I recall the appeal I made in my briefly-published article to publish people’s confessions; after my departure, all the letters were redirected to The Preservation for ‘filtration’ first. Not a single one was ever published. My intentions were admirable, at least. I wonder if the likes of Jason would have benefitted from telling his story earlier.
After I told my own story – the attack, the poker, burning the remains – I received the sympathy of the room like slipping under cold sheets with a hot water bottle. I won’t deny myself the sensation of positivity. It’s a long time since I experienced it.
I’m looking forward to next week. Looking forward is a feat in itself.
I’m finding the process of writing down my thoughts very therapeutic. I haven’t written for a while and it’s clear that it is something I need to do to regulate my brain.

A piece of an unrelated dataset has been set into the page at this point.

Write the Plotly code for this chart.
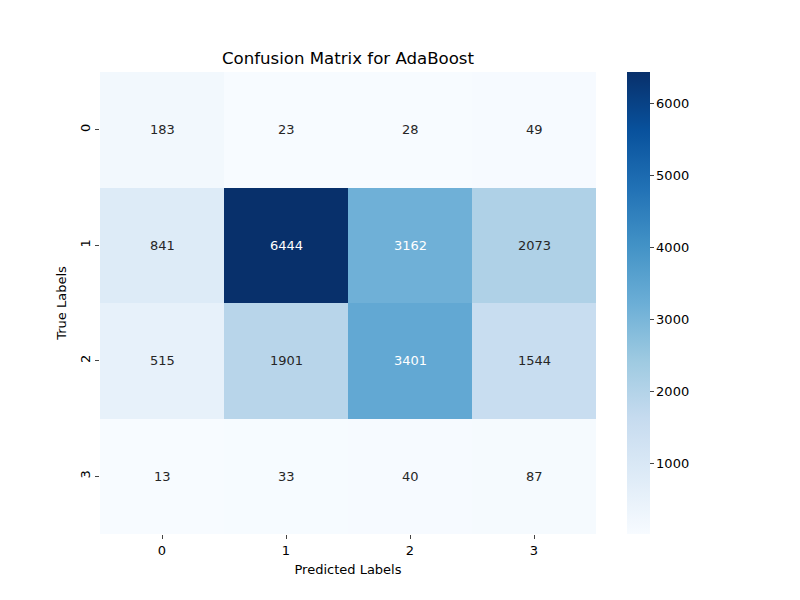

That could be the trigger behind my reasonably peaceful few days, though barely allowing myself any sleep is probably the main driver behind keeping Lucy at a distance. Despite the fact I know that this version of my wife isn’t real, I still feel guilt when I attempt to banish her from my memory. I do my best to focus on the good times, like the night we first met at a concert and bonded over a mutual hatred of the terrible band playing in front of us. Or when we went out for our third date and the waiter slipped on his way back from the bar, spilling an entire jug of water down my back, leading Lucy to laugh uncontrollably until I eventually laughed along with her. Or even in the peaceful moments on that fateful evening when we could just talk to each other, exposing ourselves in such a candid way that meant neither of us was ever embarrassed or protective. We just knew each other. And now it seems as if I am pushing her away in her time of need and I need to shake myself and remember how ridiculous that is. She is dead and gone and this replacement does not represent her or our relationship. But it is hard, sometimes, exceptionally hard.
Tonight at my session something struck me as I listened to another posse of heartbroken souls, and I can’t get it out of my head. The stories I’ve heard so far all end on such a similar note. We talk about how we don’t know what came over us; we just knew that we had to attack the creature standing before us or else face death and we have then spent the time since revising our actions.
I remember my incident as clearly as I’ve forgotten everything else. When something like that happens to you, the event forms sharp focus as inconsequential memories haze over and eventually drift into the nothingness. I’ve gazed at it this past week in an attempt to understand it. The poker rested into my grasp and I was unerring in my thought process. I knew what I had to do with it to eliminate the threat, a threat that, as far as I was concerned, couldn’t exist.
Is that reaction normal? And yet, I did it. We all did it. We committed barbaric acts without flinching. Ms Locke was utterly dismissive of our ability to comprehend what was happening, believing that only when The Preservation got involved did the battle turn in our favour. The people sitting in these sessions are evidence that Ms Locke is wrong. The Preservation is wrong. We were the first line of defence, seconds, not hours, after the Blood Turned.
I very rarely venture out of here anymore because, beyond my sessions and collecting essentials like groceries, I don’t recognise any particular reason to. As such, maybe I’ve had too much time alone. Maybe I’m stretching logic beyond reasonable grounds. But if we were as reliant on The Preservation as Ms Locke suggested, how did we know what we were doing?
I’m not sure what that revelation means. I’m too tired. I will put my therapy to the test and see if Lucy’s march towards me has truly stalled.